Not every member gives the same way that others do, and they don’t have to. Our goal is for the ‘giving’ to be fluid, so that our members truly enjoy the volunteer work that is available to them; to find something to help with that benefits our group as well as fuels their passions. For some, it is printing flyers, or simply spreading the word. To some it is free, as they pay nothing for it…..  Others see it as an expenditure of their talents, fuel, energy and time away from their families that they are donating to our community. As long as they are contributing monthly in whatever meaningful way is available to them, it counts for something for us. And there is always more than enough that needs done in running a nonprofit, believe me!

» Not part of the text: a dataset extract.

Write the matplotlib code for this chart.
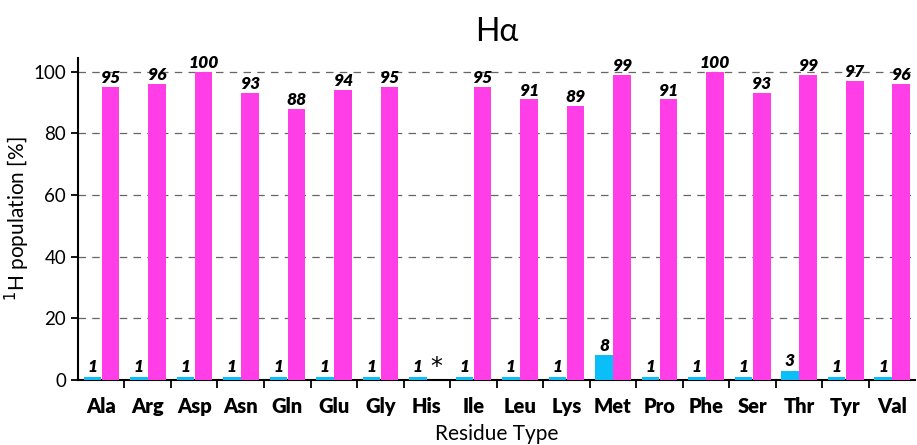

We have members who are neurodiverse, who experience mental health glitches, who struggle with addiction issues, homelessness, food insecurity, who have physical limitations and sometimes just a different set of gifts in their toolbox. We have members of every socioeconomic status, we have neither income requirements nor restrictions — if a person wants to glean and join and help the community they are WELCOME. We have conservatives out picking apples with liberals and centrists. They are WELCOME. We have members of many different races, ethnicities, world languages, belief systems. We keep our conversation about the group, about our community, about our goals and our tasks at hand to make sure we create and espouse an environment where all are WELCOME. It’s the best part of all of us and leaving the rest at home to build community, feed ourselves, feed our neighbors, and just feel the sweetness and Gratitude in Welcome.